As to pointing, more recent research than the study reported in the Scientific American article that so upset my son has found what Barbara and Damon—among millions of other dog owners, already knew—dogs can understand pointing, even when the object pointed to is hidden from sight .
So, if Damon was right, and dogs can understand pointing and some spoken words and could perhaps learn to understand a few written words, was Duke as smart as Damon thought? At the risk of exasperating readers hoping for me to come to some conclusion, I have to admit I still think it’s hard to say. Reading research on dogs’ abilities has made me realize that they are far smarter than I’d given them credit for. Even so, I maintain that we can’t be absolutely sure what another human knows and feels, much less what a member of another species knows and feels. For example, what appears at first to be conversation between young children is often just a form of “parallel play”, in which each child talks in turn without any real attention to, or understanding of, what his or her playmate says. You could argue that a lot of adult conversation falls into the same category.

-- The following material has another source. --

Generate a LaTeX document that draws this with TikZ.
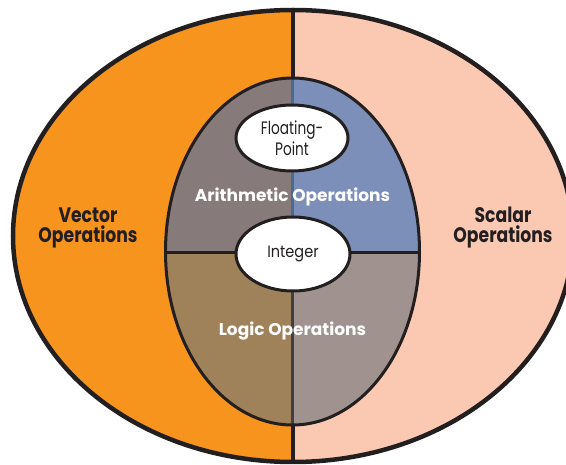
\documentclass[tikz,border=0pt]{standalone}
\usepackage{fontspec}
\usepackage{graphicx}
\setmainfont{Poppins}
\usetikzlibrary{shapes.geometric}
\definecolor{orangeL}{RGB}{247,148,30}
\definecolor{peachR}{RGB}{251,201,178}
\definecolor{qTL}{RGB}{135,122,122}
\definecolor{qTR}{RGB}{123,143,184}
\definecolor{qBL}{RGB}{160,130,90}
\definecolor{qBR}{RGB}{160,146,142}
\definecolor{inkD}{RGB}{35,31,32}
\definecolor{blueDiv}{RGB}{74,107,142}
\definecolor{grayDiv}{RGB}{64,64,64}
\newcommand{\hsq}[2]{\scalebox{#1}[1]{#2}}
\tikzset{
  outline/.style={draw=inkD, line width=4.5pt},
  inline/.style={draw=inkD, line width=3pt},
  smallell/.style={ellipse, draw=inkD, line width=3pt, fill=white, inner sep=0pt, text=inkD, align=center},
  outerlbl/.style={text=inkD, align=center, font=\bfseries\fontsize{21}{20}\selectfont},
  innerlbl/.style={text=white, align=center, font=\bfseries\fontsize{17}{20}\selectfont},
}
\begin{document}
\begin{tikzpicture}[x=1pt,y=-1pt]
\useasboundingbox (0,0) rectangle (566,465);
% outer halves
\begin{scope}
  \clip (0,0) rectangle (293,465);
  \fill[orangeL] (293,236) ellipse [x radius=280, y radius=226];
\end{scope}
\begin{scope}
  \clip (293,0) rectangle (600,465);
  \fill[peachR] (293,236) ellipse [x radius=280, y radius=226];
\end{scope}
\draw[outline] (293,236) ellipse [x radius=280, y radius=226];
\draw[draw=inkD, line width=4pt] (293,8) -- (293,464);
% inner quadrants
\begin{scope}
  \clip (292.5,251.5) ellipse [x radius=127, y radius=173.5];
  \fill[qTL] (100,0) rectangle (292.5,253);
  \fill[qTR] (292.5,0) rectangle (500,253);
  \fill[qBL] (100,253) rectangle (292.5,465);
  \fill[qBR] (292.5,253) rectangle (500,465);
  \draw[blueDiv, line width=3pt] (292.5,0) -- (292.5,253);
  \draw[grayDiv, line width=3.5pt] (292.5,253) -- (292.5,465);
  \draw[inkD, line width=3pt] (100,253) -- (500,253);
\end{scope}
\draw[inline] (292.5,251.5) ellipse [x radius=127, y radius=173.5];
% small ellipses
\node[smallell, minimum width=112pt, minimum height=66pt, font=\fontsize{18}{21}\selectfont] (fp) at (292,138) {\hsq{0.76}{Floating-}\\\hsq{0.76}{Point}};
\node[smallell, minimum width=114pt, minimum height=74pt, font=\fontsize{16.5}{20}\selectfont] (int) at (293,254) {\hsq{0.88}{Integer}};
% labels
\node[outerlbl] (vec) at (88,228) {\hsq{0.82}{Vector}\\\hsq{0.82}{Operations}};
\node[outerlbl] (sca) at (503,228) {\hsq{0.82}{Scalar}\\\hsq{0.82}{Operations}};
\node[innerlbl] (ari) at (292.5,197) {Arithmetic Operations};
\node[innerlbl] (log) at (292.5,331) {Logic Operations};
\end{tikzpicture}
\end{document}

I’ve about decided that the question of how smart animals are is basically unanswerable. The nature of individual minds is so complex and the perspective of another mind, even a human one, so unknowable that there’s an important sense in which we are isolated even from those closest to us. However, I’ve also decided that what’s important is to care enough to try to understand other minds the best we can. No doubt the being that Damon understood to be “Duke” was partly a projection of Damon’s own desires and concerns, as are most of our perceptions. Still, however much or little the Duke that Damon knew was a projection of Damon’s mind, Duke made Damon’s life more meaningful than it would’ve been without him. Duke’s unique presence inspired a feeling of connection in Damon and Kim and raised questions in their minds—and mine—about who he was, who they were, and who we animals are. As the sum of the things he did and was, Duke spoke eloquently.